__Task__
Any pictures should be left out; please print exactly the lines between the line with "Recreate this image" and the line with "const yTicks = [0, 0.2, 0.4, 0.6, 0.8, 1.0];", inclusive.

__Entries supplied__
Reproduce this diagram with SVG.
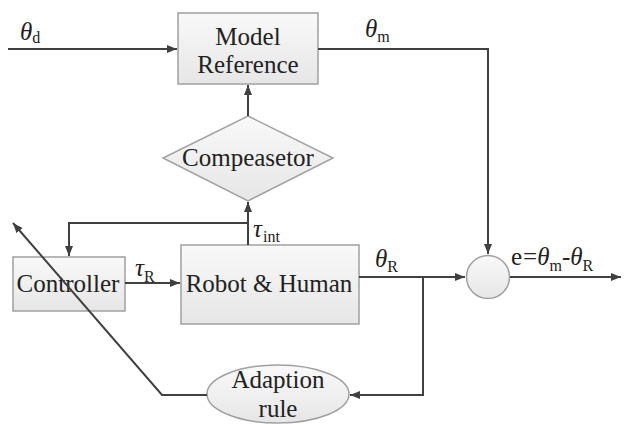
<svg xmlns="http://www.w3.org/2000/svg" width="624" height="424" viewBox="0 0 624 424">
<defs>
<linearGradient id="g" x1="0" y1="0" x2="0" y2="1">
<stop offset="0" stop-color="#f9f9f9"/>
<stop offset="1" stop-color="#e6e6e6"/>
</linearGradient>
<marker id="arr" viewBox="0 0 10 10" refX="10" refY="5" markerWidth="10" markerHeight="10" markerUnits="userSpaceOnUse" orient="auto">
<path d="M0,1 L10,5 L0,9 Z" fill="#404040"/>
</marker>
</defs>
<style>
.n{fill:url(#g);stroke:#a0a0a0;stroke-width:1.5}
.t{font-size:25px;fill:#222;text-anchor:middle}
.l{font-size:25px;fill:#222}
.s{font-size:16px;font-style:normal}
.c{fill:none;stroke:#404040;stroke-width:2}
</style>
<rect width="624" height="424" fill="#fff"/>
<g id="model-reference">
<rect class="n" x="178" y="13" width="140" height="71"/>
<text class="t" font-family="Liberation Serif, DejaVu Serif, serif" x="248" y="45">Model</text>
<text class="t" font-family="Liberation Serif, DejaVu Serif, serif" x="248" y="73">Reference</text>
</g>
<g id="compensator">
<polygon class="n" points="248,116 333,158 248,201 163,158"/>
<text class="t" font-family="Liberation Serif, DejaVu Serif, serif" x="248" y="166">Compeasetor</text>
</g>
<g id="controller">
<rect class="n" x="13" y="257" width="112" height="54"/>
<text class="t" font-family="Liberation Serif, DejaVu Serif, serif" x="68" y="292">Controller</text>
</g>
<g id="robot-human">
<rect class="n" x="181" y="245" width="178" height="79"/>
<text class="t" font-family="Liberation Serif, DejaVu Serif, serif" x="269" y="292">Robot &amp; Human</text>
</g>
<g id="sum">
<circle class="n" cx="488" cy="277" r="21.5"/>
</g>
<g id="adaption-rule">
<ellipse class="n" cx="278" cy="394" rx="71" ry="29"/>
<text class="t" font-family="Liberation Serif, DejaVu Serif, serif" x="278" y="388">Adaption</text>
<text class="t" font-family="Liberation Serif, DejaVu Serif, serif" x="278" y="417">rule</text>
</g>
<g id="connectors" class="c">
<path d="M8,49 H177" marker-end="url(#arr)"/>
<path d="M318,49 H488 V254" marker-end="url(#arr)"/>
<path d="M248,116 V85" marker-end="url(#arr)"/>
<path d="M248,245 V202" marker-end="url(#arr)"/>
<path d="M248,223 H69 V256" marker-end="url(#arr)"/>
<path d="M125,283 H180" marker-end="url(#arr)"/>
<path d="M359,277 H465" marker-end="url(#arr)"/>
<path d="M510,277 H621" marker-end="url(#arr)"/>
<path d="M423,277 V395 H350" marker-end="url(#arr)"/>
<path d="M207,395 H162 L13,223" marker-end="url(#arr)"/>
</g>
<g id="labels" font-family="Liberation Serif, DejaVu Serif, serif">
<text class="l" x="20" y="40"><tspan font-style="italic">θ</tspan><tspan class="s" dy="3">d</tspan></text>
<text class="l" x="365" y="37"><tspan font-style="italic">θ</tspan><tspan class="s" dy="5">m</tspan></text>
<text class="l" x="253" y="237"><tspan font-style="italic">τ</tspan><tspan class="s" dx="1" dy="5">int</tspan></text>
<text class="l" x="135" y="276"><tspan font-style="italic">τ</tspan><tspan class="s" dy="6">R</tspan></text>
<text class="l" x="375" y="267"><tspan font-style="italic">θ</tspan><tspan class="s" dy="5">R</tspan></text>
<text class="l" x="511" y="265">e<tspan dx="1">=</tspan><tspan font-style="italic">θ</tspan><tspan class="s" dy="6">m</tspan><tspan dy="-6">-</tspan><tspan font-style="italic">θ</tspan><tspan class="s" dy="6">R</tspan></text>
</g>
</svg>
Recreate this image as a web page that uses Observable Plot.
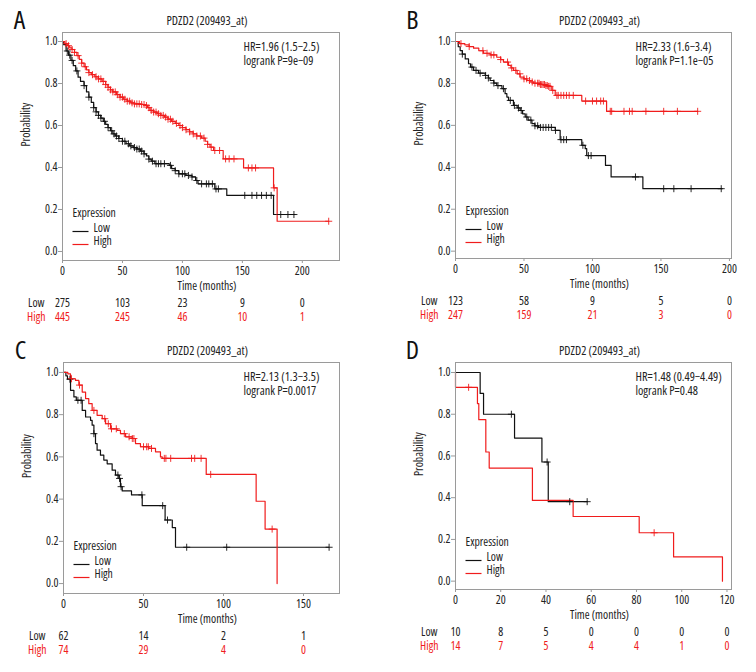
<!DOCTYPE html>
<html><head><meta charset="utf-8">
<script src="https://cdn.jsdelivr.net/npm/d3@7"></script>
<script src="https://cdn.jsdelivr.net/npm/@observablehq/plot@0.6"></script>
<style>
body{margin:0;background:#fff;}
#fig{position:relative;width:756px;height:672px;background:#fff;overflow:hidden;}
#fig svg{position:absolute;background:transparent;}
</style></head><body><div id="fig"></div>
<script>
const RED = "#f01c1c";
const GRAY = "#9a9a9a";
const TXT = "#222";

const title = "PDZD2 (209493_at)";
const yTicks = [0, 0.2, 0.4, 0.6, 0.8, 1.0];

// ---------- Panel A ----------
const aXTicks = [0, 50, 100, 150, 200];
const aHR = ["HR=1.96 (1.5−2.5)", "logrank P=9e−09"];
const aLow = [[0,1],[1,0.985],[3,0.955],[5,0.935],[7,0.91],[9,0.885],[11,0.86],[13,0.83],[15,0.81],[18,0.79],[20,0.76],[22,0.735],[24,0.71],[26,0.685],[28,0.665],[30,0.648],[32,0.635],[34,0.62],[36,0.605],[38,0.59],[40,0.575],[42,0.56],[44,0.55],[47,0.538],[50,0.525],[53,0.513],[56,0.503],[59,0.495],[62,0.488],[65,0.478],[68,0.465],[70,0.455],[72,0.44],[74,0.43],[77,0.418],[89,0.41],[91,0.395],[94,0.385],[97,0.37],[103,0.362],[108,0.355],[111,0.338],[113,0.322],[127,0.298],[137,0.267],[176,0.176],[194,0.176]];
const aHigh = [[0,1],[2,0.99],[4,0.98],[6,0.97],[8,0.962],[10,0.948],[12,0.933],[14,0.915],[16,0.897],[18,0.88],[20,0.865],[22,0.852],[24,0.842],[27,0.832],[30,0.822],[33,0.81],[36,0.795],[38,0.782],[40,0.77],[42,0.76],[45,0.747],[48,0.735],[51,0.725],[54,0.716],[57,0.708],[60,0.703],[65,0.7],[69,0.695],[71,0.685],[73,0.672],[76,0.664],[79,0.656],[82,0.648],[85,0.64],[88,0.63],[91,0.62],[94,0.61],[97,0.6],[100,0.59],[103,0.58],[106,0.57],[109,0.56],[112,0.55],[116,0.54],[119,0.525],[121,0.51],[123,0.497],[126,0.481],[134,0.441],[151,0.398],[176,0.303],[179,0.144],[222,0.144]];
const aLowCens = [4,6,8,12,18,22,26,28,30,32,35,38,41,43,45,47,50,52,55,57,60,62,64,66,68,72,75,78,80,82,85,90,94,97,100,102,105,108,112,116,120,122,125,128,130,152,158,162,166,170,174,182,188,193];
const aHighCens = [3,5,8,10,13,16,19,22,25,28,30,32,34,36,38,40,42,44,46,48,50,52,54,56,58,60,62,64,66,68,70,72,74,76,78,80,82,84,86,88,90,92,95,98,100,103,106,109,112,115,118,121,124,127,131,136,139,143,155,158,161,176.5,222];
const aRiskLow = [275, 103, 23, 9, 0];
const aRiskHigh = [445, 245, 46, 10, 1];

// ---------- Panel B ----------
const bXTicks = [0, 50, 100, 150, 200];
const bHR = ["HR=2.33 (1.6−3.4)", "logrank P=1.1e−05"];
const bLow = [[0,1],[2,0.975],[3.4,0.957],[5,0.94],[7.1,0.917],[9.5,0.894],[11,0.878],[13.2,0.862],[16.8,0.849],[21.7,0.838],[24,0.826],[25.3,0.814],[28,0.802],[30.1,0.79],[33.9,0.775],[36.2,0.751],[37.5,0.735],[38.7,0.719],[42.3,0.695],[45,0.683],[47.2,0.671],[49,0.655],[50.9,0.64],[53,0.625],[55.8,0.608],[58,0.598],[60.6,0.59],[72.8,0.576],[76.4,0.532],[92.2,0.505],[94.7,0.489],[95.8,0.456],[109.5,0.409],[113.6,0.354],[136.8,0.298],[194.7,0.298]];
const bHigh = [[0,1],[3,0.99],[6.8,0.984],[10,0.976],[13.2,0.968],[17,0.956],[20.4,0.944],[25.3,0.936],[30.1,0.925],[33,0.914],[35,0.902],[38.7,0.886],[40.5,0.874],[42.3,0.862],[45,0.846],[47.2,0.83],[50,0.822],[52.1,0.814],[55,0.807],[57,0.801],[61.9,0.795],[66,0.79],[68,0.786],[70.3,0.767],[72.8,0.743],[92.2,0.716],[110.3,0.667],[176.8,0.667]];
const bLowCens = [5,12,15,18,22,24,28,31,35,40,43,46,48,52,55,58,60,62,64,66,68,70,73,77,79,81,93,97,99,131.4,152,159.4,172,194];
const bHighCens = [4,10,20,23,26,28,33,38,41,44,47,50,52,54,56,58,60,61,62,63,64,65,66,67,68,69,71,74,75,77,79,81,83,86,95,100,103,106,108,113,114,123,127,129,139,152,162,176.8];
const bRiskLow = [123, 58, 9, 5, 0];
const bRiskHigh = [247, 159, 21, 3, 0];

// ---------- Panel C ----------
const cXTicks = [0, 50, 100, 150];
const cHR = ["HR=2.13 (1.3−3.5)", "logrank P=0.0017"];
const cLow = [[0,1],[1.5,0.984],[2.5,0.968],[4.4,0.915],[6.5,0.884],[8,0.868],[11.7,0.82],[13.8,0.789],[16.9,0.773],[17.9,0.75],[19,0.71],[20,0.663],[21,0.632],[23.1,0.608],[25.2,0.585],[27.3,0.567],[30.4,0.537],[32.5,0.514],[34.6,0.498],[35.6,0.459],[36.7,0.439],[42.5,0.42],[49.2,0.369],[63.5,0.301],[68,0.265],[70,0.172],[165.8,0.172]];
const cHigh = [[0,1],[2.7,0.993],[4.4,0.97],[7.5,0.962],[9.6,0.94],[11.7,0.907],[13.8,0.876],[15.8,0.852],[17.9,0.82],[21,0.797],[24.2,0.781],[26.3,0.757],[29.4,0.733],[33.5,0.726],[35.6,0.71],[38.8,0.695],[43,0.687],[45,0.663],[48.1,0.648],[53.3,0.64],[57.5,0.624],[60.6,0.6],[61.7,0.593],[89.2,0.517],[120.4,0.39],[126,0.258],[133.5,0]];
const cLowCens = [4,9,11,19,34,35,36,49,62,65,77,102,166];
const cHighCens = [5,10,19,25.8,28,30,33,38,41,43,44,50,52,53,55,63,64,67,80,82,86,92,130.4];
const cRiskLow = [62, 14, 2, 1];
const cRiskHigh = [74, 29, 4, 0];

// ---------- Panel D ----------
const dXTicks = [0, 20, 40, 60, 80, 100, 120];
const dHR = ["HR=1.48 (0.49−4.49)", "logrank P=0.48"];
const dLow = [[0,1],[10.9,0.9],[12.4,0.8],[26.1,0.686],[38.2,0.571],[41,0.381],[58.2,0.381]];
const dHigh = [[0,1],[0,0.929],[9.7,0.851],[10.3,0.774],[13.4,0.619],[14.9,0.542],[34,0.387],[52,0.31],[81.2,0.232],[96.4,0.116],[118,0]];
const dLowCens = [24.7,40.5,50.5,58.2];
const dHighCens = [5.8,87.8];
const dRiskLow = [10, 8, 5, 0, 0, 0, 0];
const dRiskHigh = [14, 7, 5, 4, 4, 1, 0];

const panels = [
  {letter:"A", left:0, top:0, frame:{l:62,r:339,t:32,b:260}, xDomain:[0,231], yDomain:[-0.043,1.043], xTicks:aXTicks, hr:aHR, low:aLow, high:aHigh, lowCens:aLowCens, highCens:aHighCens, riskLow:aRiskLow, riskHigh:aRiskHigh},
  {letter:"B", left:378, top:0, frame:{l:455,r:731,t:32,b:258}, xDomain:[0,201.5], yDomain:[-0.035,1.043], xTicks:bXTicks, hr:bHR, low:bLow, high:bHigh, lowCens:bLowCens, highCens:bHighCens, riskLow:bRiskLow, riskHigh:bRiskHigh},
  {letter:"C", left:0, top:336, frame:{l:63,r:339,t:362,b:593}, xDomain:[0,172.5], yDomain:[-0.047,1.047], xTicks:cXTicks, hr:cHR, low:cLow, high:cHigh, lowCens:cLowCens, highCens:cHighCens, riskLow:cRiskLow, riskHigh:cRiskHigh},
  {letter:"D", left:378, top:336, frame:{l:455,r:731,t:362,b:589}, xDomain:[0,122], yDomain:[-0.04,1.048], xTicks:dXTicks, hr:dHR, low:dLow, high:dHigh, lowCens:dLowCens, highCens:dHighCens, riskLow:dRiskLow, riskHigh:dRiskHigh}
];

// pick the installed condensed sans face closest to the reference text width
function pickFont() {
  const cands = [
    ['"Noto Sans"', 'extra-condensed'], ['"Noto Sans"', 'condensed'], ['"Noto Sans"', 'semi-condensed'],
    ['"Open Sans"', 'condensed'], ['"Open Sans"', 'semi-condensed'],
    ['Roboto', 'condensed'], ['"Roboto Condensed"', 'normal'],
    ['"Liberation Sans Narrow"', 'normal'], ['"Liberation Sans"', 'condensed'],
    ['"DejaVu Sans"', 'condensed']
  ];
  const svg = d3.select("body").append("svg").attr("width", 400).attr("height", 50)
    .style("position", "absolute").style("left", "-2000px").style("top", "0");
  let best = null;
  for (const [fam, st] of cands) {
    const t = svg.append("text").attr("x", 0).attr("y", 20)
      .style("font-family", fam + ",sans-serif").style("font-stretch", st).style("font-size", "12px")
      .text("Time (months)");
    const w = t.node().getComputedTextLength();
    const score = Math.abs(w - 59);
    if (!best || score < best.score) best = {fam, st, w, score};
  }
  svg.remove();
  return best;
}
const FB = pickFont();
const FONT = FB.fam + ",sans-serif";
const K = Math.max(0.86, Math.min(1.12, 59 / FB.w));
const FS = 12 * K;

function survAt(curve, t) {
  let v = curve[0][1];
  for (const [tt, s] of curve) { if (tt <= t) v = s; else break; }
  return v;
}

const legendSwatch = {draw(ctx){ ctx.moveTo(-8,0); ctx.lineTo(8,0); }};

const fig = document.getElementById("fig");
const W = 378, H = 336;

function label(str, opts) {
  return Plot.text([str], {text: d => d, fontSize: FS, fill: TXT, ...opts});
}

for (const p of panels) {
  const lowData = p.low.map(([t,s]) => ({t, s}));
  const highData = p.high.map(([t,s]) => ({t, s}));
  const lowC = p.lowCens.map(t => ({t, s: survAt(p.low, t)}));
  const highC = p.highCens.map(t => ({t, s: survAt(p.high, t)}));
  const f = p.frame;
  const chart = Plot.plot({
    width: W, height: H,
    marginLeft: f.l - p.left, marginRight: p.left + W - f.r,
    marginTop: f.t - p.top, marginBottom: p.top + H - f.b,
    style: {fontFamily: FONT, fontSize: FS + "px", background: "transparent", color: TXT},
    x: {domain: p.xDomain},
    y: {domain: p.yDomain},
    marks: [
      Plot.axisX({ticks: p.xTicks, tickSize: 3, tickPadding: 3, label: null, stroke: GRAY, fill: TXT, fontSize: FS}),
      Plot.axisY({ticks: yTicks, tickFormat: d3.format(".1f"), tickSize: 4, tickPadding: 1, label: null, stroke: GRAY, fill: TXT, fontSize: FS}),
      Plot.line(lowData, {x: "t", y: "s", curve: "step-after", stroke: "#111", strokeWidth: 1.2}),
      Plot.line(highData, {x: "t", y: "s", curve: "step-after", stroke: RED, strokeWidth: 1.2}),
      Plot.dot(lowC, {x: "t", y: "s", symbol: "plus", r: 2.4, stroke: "#111", strokeWidth: 0.9}),
      Plot.dot(highC, {x: "t", y: "s", symbol: "plus", r: 2.4, stroke: RED, strokeWidth: 0.9}),
      Plot.frame({stroke: GRAY}),
      // panel letter and title
      label(p.letter, {frameAnchor: "top-left", dx: -43, dy: -4, lineAnchor: "bottom", textAnchor: "middle", fontSize: 26, fill: "#111"}),
      label(title, {frameAnchor: "top", dx: 6, dy: -8, lineAnchor: "bottom", fontSize: FS * 1.04}),
      // HR text
      label(p.hr[0], {frameAnchor: "top-right", dx: -96, dy: 15, textAnchor: "start", lineAnchor: "middle", fontSize: FS * 1.04}),
      label(p.hr[1], {frameAnchor: "top-right", dx: -96, dy: 29, textAnchor: "start", lineAnchor: "middle", fontSize: FS * 1.04}),
      // axis titles
      label("Probability", {frameAnchor: "left", dx: -36, rotate: -90}),
      label("Time (months)", {frameAnchor: "bottom", dx: 6, dy: 29}),
      // legend
      label("Expression", {frameAnchor: "bottom-left", dx: 10, dy: -44, textAnchor: "start"}),
      Plot.dot(["Low"], {frameAnchor: "bottom-left", dx: 18, dy: -29, symbol: legendSwatch, stroke: "#111", strokeWidth: 1.2, r: 5}),
      Plot.dot(["High"], {frameAnchor: "bottom-left", dx: 18, dy: -16, symbol: legendSwatch, stroke: RED, strokeWidth: 1.2, r: 5}),
      label("Low", {frameAnchor: "bottom-left", dx: 31, dy: -29, textAnchor: "start"}),
      label("High", {frameAnchor: "bottom-left", dx: 31, dy: -16, textAnchor: "start"}),
      // risk table
      label("Low", {frameAnchor: "bottom-left", dx: -18, dy: 46, textAnchor: "end"}),
      label("High", {frameAnchor: "bottom-left", dx: -17, dy: 60, textAnchor: "end", fill: RED}),
      Plot.text(p.riskLow, {x: (d, i) => p.xTicks[i], text: d => String(d), frameAnchor: "bottom", dy: 46, fontSize: FS, fill: TXT}),
      Plot.text(p.riskHigh, {x: (d, i) => p.xTicks[i], text: d => String(d), frameAnchor: "bottom", dy: 60, fontSize: FS, fill: RED})
    ]
  });
  chart.style.left = p.left + "px";
  chart.style.top = p.top + "px";
  chart.style.overflow = "visible";
  chart.style.fontStretch = FB.st;
  fig.appendChild(chart);
}
</script></body></html>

__Answer to the task__
Recreate this image as a web page that uses Observable Plot.
<!DOCTYPE html>
<html><head><meta charset="utf-8">
<script src="https://cdn.jsdelivr.net/npm/d3@7"></script>
<script src="https://cdn.jsdelivr.net/npm/@observablehq/plot@0.6"></script>
<style>
body{margin:0;background:#fff;}
#fig{position:relative;width:756px;height:672px;background:#fff;overflow:hidden;}
#fig svg{position:absolute;background:transparent;}
</style></head><body><div id="fig"></div>
<script>
const RED = "#f01c1c";
const GRAY = "#9a9a9a";
const TXT = "#222";

const title = "PDZD2 (209493_at)";
const yTicks = [0, 0.2, 0.4, 0.6, 0.8, 1.0];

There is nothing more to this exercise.